Friday, June 11, 2010


This week's perspective from Bob Reid:

Barack Obama knows all too well how precarious a position it can be for the President of the United States when a disaster strikes his country. He watched George W. Bush drop the ball entirely during Hurricane Katrina, and has been trying very hard to straddle the line between leadership and liability in the Gulf of Mexico. Take too much profile and you can end up owning the calamity – keep too much distance and you’re Dubya. And despite his best efforts, an ABC News/Washington Post poll this week found 69% of Americans feel Obama has done either a “poor” or “not so good” job at best on the spill.

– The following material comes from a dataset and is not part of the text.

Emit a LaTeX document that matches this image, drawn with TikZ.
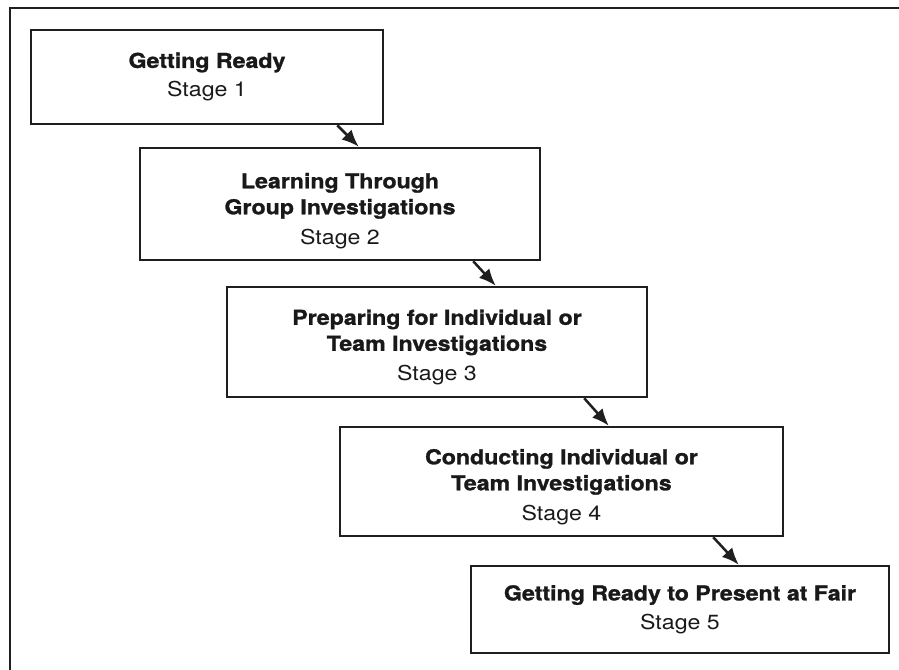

So it was strategic communications in action when he appeared on NBC’s Today Show this week, emphasizing that he has been on the case and on the scene in the Gulf long before the “talking heads” started focusing intensively on the crisis. The capper – and headline-maker – was his comment that he’s looking to find out “who’s ass to kick.” And front and centre is BP CEO Tony Hayward – now dubbed by some as “the most hated man in America.” Obama was asked if, hypothetically, if he would fire Hayward were he an Obama employee, given the gaffes he has made in the media. Normally, we counsel our media coaching clients never to bite on a hypothetical scenario – unless, of course, it presents a strategic communications opportunity. “He wouldn’t be working for me,” Obama pronounced. Well played, Mr. President.